When you bring a new dog into your home, you might be a little overwhelmed. Thus, here is a checklist of things to consider for the new addition to your home.
What You Need:
Crate: Buy a size-appropriate crate for use in potty training and providing down time for your dog. Dogs are den animals, so having a safe place to rest will be very comforting. Put a blanket or bed inside to increase comfort.
D Tag: One of the most important things you can get for your dog is an ID tag with your number on it.
Martingale or Flat Collar: Your dog will need to go on walks so buy a collar he can’t slip out of.

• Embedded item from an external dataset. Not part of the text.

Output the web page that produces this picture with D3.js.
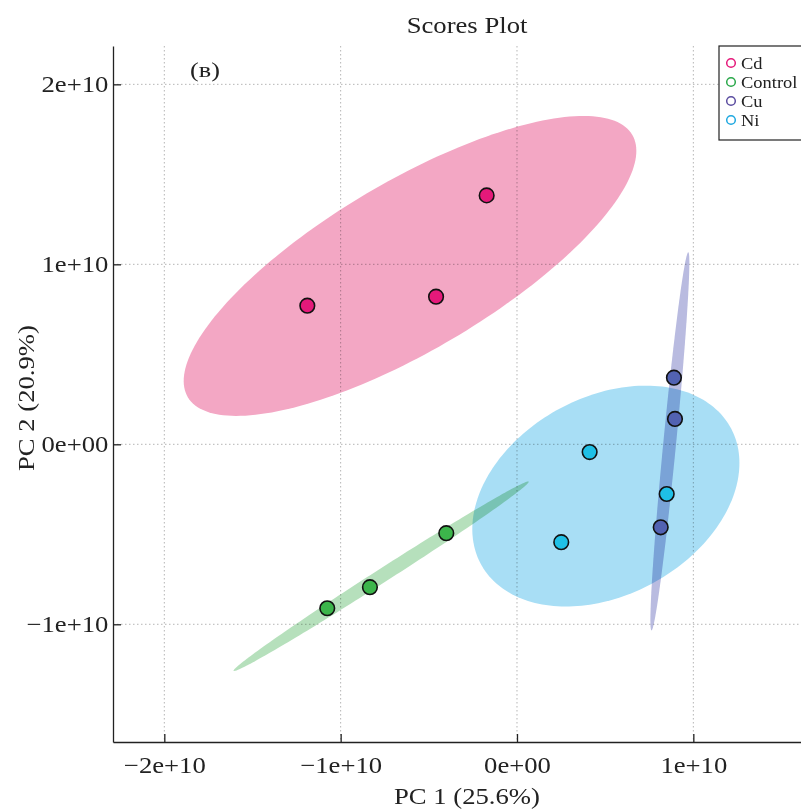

If you are getting an adolescent dog that may be more difficult to walk, speak with us about using a training collar.
Water and Food Dishes
Dog beds: Especially if you are not allowing your dogs on the furniture, provide a couple of comfortable beds in the main rooms of the house so they can relax with the family.
High-Quality Food: Look for a high quality food with healthy ingredients. Discuss any special nutritional needs for your breed or breed mix with your veterinarian. The folks at Neighborhood Pet Market are an AWESOME resource.
Treats: When you start training, you’ll need treats. Again, the higher quality the better.
Poop bags: You’ll need them for walks.
What to Expect:
Adjustment Period: When you first get your dog, she will spend the first few days just trying to get adjusted. This is the “honeymoon phase.” If your dog has any bad habits from her previous home, these may not appear in the first few weeks.
Potty training: Young puppies are not potty-trained, and an adult dog might not be either. You don’t want her having accidents in the house, so keep an eye on your new dog constantly so she can’t make a mistake.
Chewing: Your dog doesn’t know which things are her chew toys and which aren’t. Limiting house freedom will help you keep an eye on her so you can redirect to something on which she is allowed to chew.
Teenager Phase: This lasts from about 6-18 months depending on the dog, and you will wonder why your previously wonderfully behaved dog has suddenly started to test her limits. This is normal. Just be consistent!
What to Do:
Set Consistent Rules: Decide as a family what the rules are and enforce them from the beginning. If it’s not going to be cute when your dog is 10 years, don’t let him do it when he’s 10 weeks. Sending a consistent message to your dog is an important part of training.
Establish a Routine: Dogs respond well to routines, so while they are adjusting to their new home, try to keep meal, walk and bed times as consistent as possible.
Be Positive: Positive-reinforcement training is a great way to teach your dog the rules while establishing a solid relationship. Be patient. It’s hard to adjust to a new home.
Socialize: If you have a puppy, make sure to socialize him to other dogs, people, children, skateboards and everything else you don’t want him to fear.
Post Emergency Numbers: Post the numbers for your veterinarian and nearest emergency practice on your refrigerator with directions, if necessary.